El segundo detalle particularmente terrible es que las víctimas no pueden esperar justicia, dado que la impunidad, como históricamente ha ocurrido en México, es la regla y no la excepción. El fracaso del Estado mexicano queda en evidencia en el momento en que es incapaz de cumplir con su función básica y primordial, que es la de darle seguridad a sus ciudadanos, y castigar a quienes actúan en contra de los intereses de la sociedad. Décadas de apatía ciudadana, ineptitud y corrupción gubernamental, y permisividad social, han generado una situación en la que el colapso de las reglas elementales de convivencia parece inminente. Nunca se hizo nada por crear policías profesionales, ni para mantener fuera de la sociedad a los delincuentes más empedernidos. Ahí están las consecuencias. En un país donde la impunidad es absoluta, tarde o temprano los impunes terminan teniendo la sartén por el mango.

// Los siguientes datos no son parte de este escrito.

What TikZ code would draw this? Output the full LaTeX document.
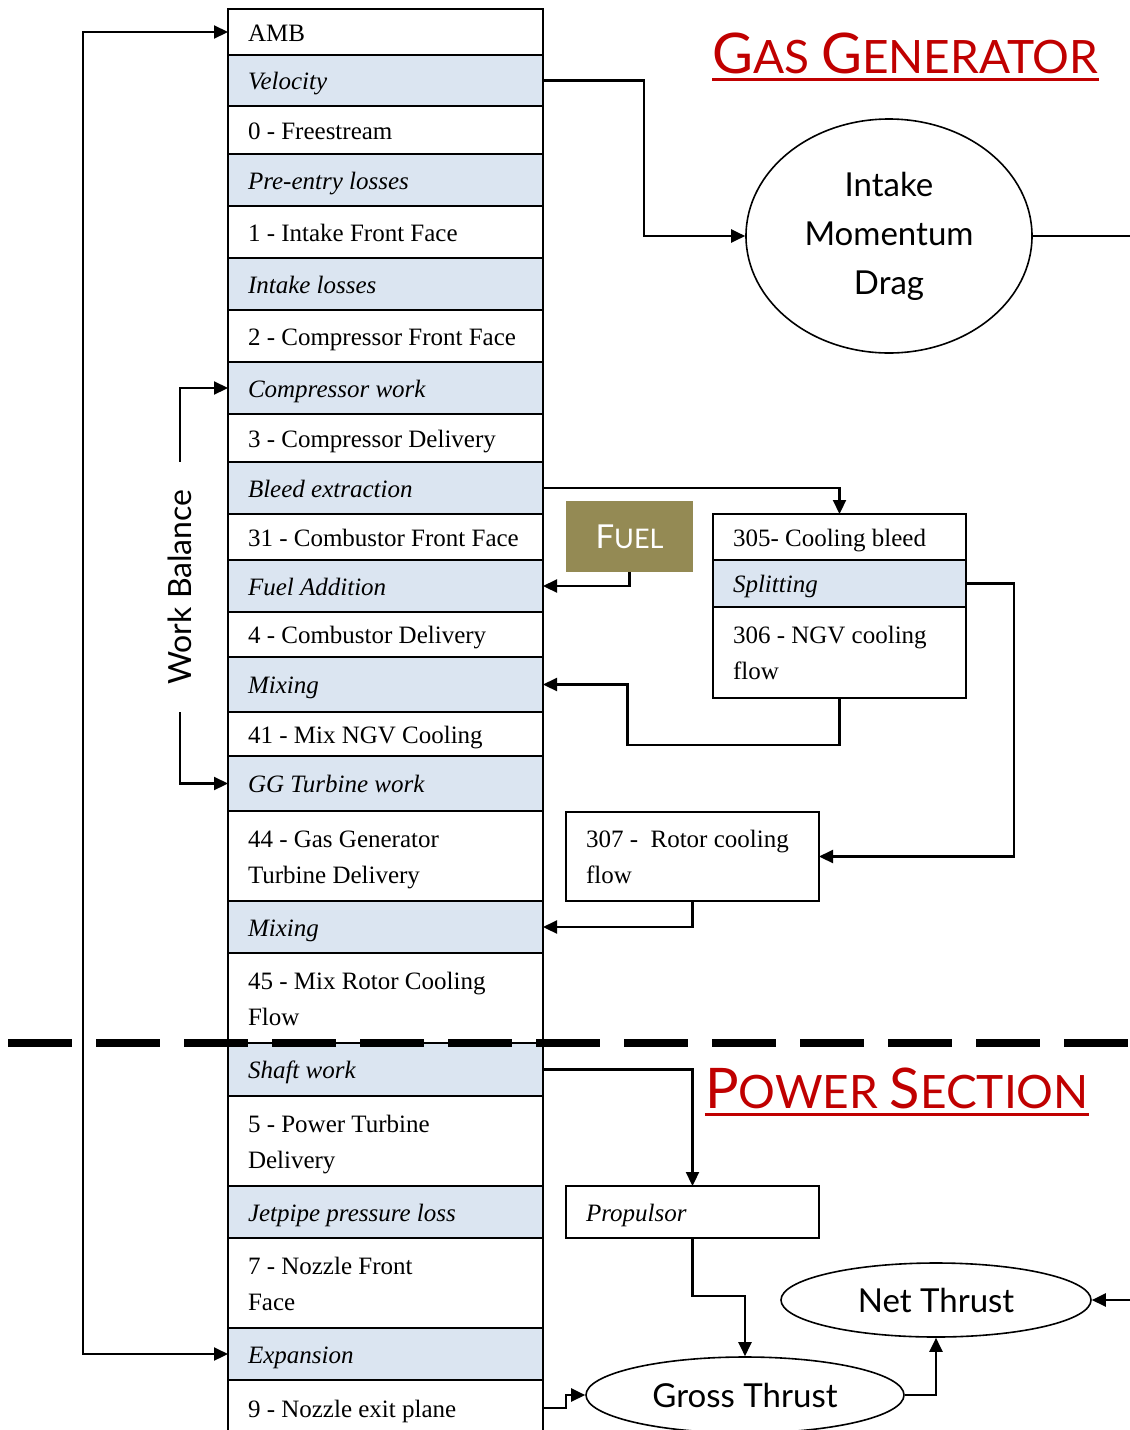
\documentclass[tikz,border=0pt]{standalone}
\usepackage{fontspec}
\setmainfont{Liberation Serif}
\newfontfamily\gill{Lato}
\usepackage{xcolor}
\usetikzlibrary{arrows.meta,shapes.geometric}
\definecolor{rowblue}{HTML}{DBE5F1}
\definecolor{fuelolive}{HTML}{948A54}
\definecolor{titlered}{HTML}{C00000}
\newcommand\capbig[1]{{\fontsize{56}{56}\selectfont #1}}
\newcommand\rowstrut{\rule[-6pt]{0pt}{30pt}}

\begin{document}
\begin{tikzpicture}[x=1pt,y=-1pt]
            \tikzset{
                station/.style={draw, line width=1.6pt, anchor=north west, inner xsep=20pt, inner ysep=0pt,
                    outer sep=0pt, text width=275pt, align=flush left, font=\fontsize{25}{36}\selectfont,
                    execute at begin node=\rowstrut, execute at end node=\rowstrut},
                process/.style={station, fill=rowblue, font=\fontsize{25}{36}\selectfont\itshape},
                sidebox/.style={station, text width=213pt},
                sideproc/.style={sidebox, fill=rowblue, font=\fontsize{25}{36}\selectfont\itshape},
                bubble/.style={draw, ellipse, line width=1.6pt, inner sep=0pt, align=center,
                    font=\gill\fontsize{33}{49}\selectfont},
                flow/.style={line width=2.2pt, -{Triangle[length=14pt,width=13pt]}},
                loopflow/.style={line width=2.2pt, {Triangle[length=14pt,width=13pt]}-{Triangle[length=14pt,width=13pt]}},
                title/.style={anchor=base, inner xsep=0pt, text=titlered, font=\gill\fontsize{46}{46}\selectfont},
                divider/.style={line width=8pt, dash pattern=on 64pt off 24pt}
            }
            \useasboundingbox[fill=white] (0,0) rectangle (1130,1430);

            \node[station, minimum height=46pt] (amb) at (228,9) {AMB};
            \node[process, minimum height=51pt] (vel) at (228,55) {Velocity};
            \node[station, minimum height=48pt] (st0) at (228,106) {0 - Freestream};
            \node[process, minimum height=52pt] (pre) at (228,154) {Pre-entry losses};
            \node[station, minimum height=52pt] (st1) at (228,206) {1 - Intake Front Face};
            \node[process, minimum height=52pt] (intl) at (228,258) {Intake losses};
            \node[station, minimum height=52pt] (st2) at (228,310) {2 - Compressor Front Face};
            \node[process, minimum height=52pt] (cw) at (228,362) {Compressor work};
            \node[station, minimum height=48pt] (st3) at (228,414) {3 - Compressor Delivery};
            \node[process, minimum height=52pt] (bleed) at (228,462) {Bleed extraction};
            \node[station, minimum height=46pt] (st31) at (228,514) {31 - Combustor Front Face};
            \node[process, minimum height=52pt] (fadd) at (228,560) {Fuel Addition};
            \node[station, minimum height=45pt] (st4) at (228,612) {4 - Combustor Delivery};
            \node[process, minimum height=55pt] (mixa) at (228,657) {Mixing};
            \node[station, minimum height=44pt] (st41) at (228,712) {41 - Mix NGV Cooling};
            \node[process, minimum height=55pt] (ggw) at (228,756) {GG Turbine work};
            \node[station, minimum height=90pt] (st44) at (228,811) {44 - Gas Generator\\Turbine Delivery};
            \node[process, minimum height=52pt] (mixb) at (228,901) {Mixing};
            \node[station, minimum height=90pt] (st45) at (228,953) {45 - Mix Rotor Cooling\\Flow};
            \node[process, minimum height=53pt] (shaft) at (228,1043) {Shaft work};
            \node[station, minimum height=90pt] (st5) at (228,1096) {5 - Power Turbine\\Delivery};
            \node[process, minimum height=52pt] (jet) at (228,1186) {Jetpipe pressure loss};
            \node[station, minimum height=90pt] (st7) at (228,1238) {7 - Nozzle Front\\Face};
            \node[process, minimum height=52pt] (expn) at (228,1328) {Expansion};
            \node[station, minimum height=56pt] (st9) at (228,1380) {9 - Nozzle exit plane};

            \node[bubble, minimum width=286pt, minimum height=234pt] (imd) at (889,236) {Intake\\Momentum\\Drag};
            \coordinate (imdout) at (1130,236);

            \node[fill=fuelolive, text=white, minimum width=127pt, minimum height=71pt, inner sep=0pt,
                font=\gill\fontsize{27}{27}\selectfont] (fuel) at (629.5,536.5) {{\fontsize{33}{33}\selectfont F}UEL};

            \node[sidebox, minimum height=46pt] (cb) at (713,514) {305- Cooling bleed};
            \node[sideproc, minimum height=47pt] (split) at (713,560) {Splitting};
            \node[sidebox, minimum height=91pt] (ngv) at (713,607) {306 - NGV cooling\\flow};
            \node[sidebox, minimum height=89pt] (rc) at (566,812) {307 -\ \ Rotor cooling\\flow};
            \node[sidebox, minimum height=52pt, font=\fontsize{25}{36}\selectfont\itshape] (prop) at (566,1186) {Propulsor};

            \node[bubble, minimum width=318pt, minimum height=76pt] (gross) at (745,1395) {Gross Thrust};
            \node[bubble, minimum width=310pt, minimum height=74pt] (net) at (936,1300) {Net Thrust};
            \coordinate (netin) at (1130,1300);

            \node[title] (ggtitle) at (905.5,73) {\capbig{G}AS \capbig{G}ENERATOR};
            \node[title] (pstitle) at (897,1108) {\capbig{P}OWER \capbig{S}ECTION};
            \draw[titlered, line width=3pt] ([yshift=-6pt]ggtitle.base west) -- ([yshift=-6pt]ggtitle.base east);
            \draw[titlered, line width=3pt] ([yshift=-6pt]pstitle.base west) -- ([yshift=-6pt]pstitle.base east);

            \node[rotate=90, inner sep=0pt, minimum width=250pt, font=\gill\fontsize{32}{32}\selectfont] (wb) at (180,587) {Work Balance};

            \draw[flow] (vel.east) -- ++(101,0) |- (imd.west);
            \draw[line width=2.2pt] (imd.east) -- (imdout);
            \draw[loopflow] (amb.west) -- ++(-145,0) |- (expn.west);
            \draw[flow] (wb.east) |- (cw.west);
            \draw[flow] (wb.west) |- (ggw.west);
            \draw[flow] (fuel.south) |- (fadd.east);
            \draw[flow] (bleed.east) -| (cb.north);
            \draw[flow] (split.east) -- ++(48,0) |- (rc.east);
            \draw[flow] (ngv.south) -- ++(0,47) -- ++(-212,0) |- (mixa.east);
            \draw[flow] (rc.south) |- (mixb.east);
            \draw[flow] (shaft.east) -| (prop.north);
            \draw[flow] (prop.south) -- ++(0,58) -| (gross.north);
            \draw[flow] (st9.east) -- ++(23,0) |- (gross.west);
            \draw[flow] (gross.east) -| (net.south);
            \draw[flow] (netin) -- (net.east);

            \coordinate (divl) at (8,1043);
            \coordinate (divr) at (1140,1043);
            \draw[divider] (divl) -- (divr);
\end{tikzpicture}
\end{document}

Un tercer detalle horroroso: que estos acontecimientos, para algunos, ya no son noticia. Ni siquiera ocurriendo a unos kilómetros de donde se vive o trabaja. Lo cotidiano de la brutalidad, y el conocimiento de la impunidad universal, están adormeciendo la conciencia nacional. Y vamos en camino de convertirnos en una nación de cínicos: el primer paso hacia el despeñadero del caos.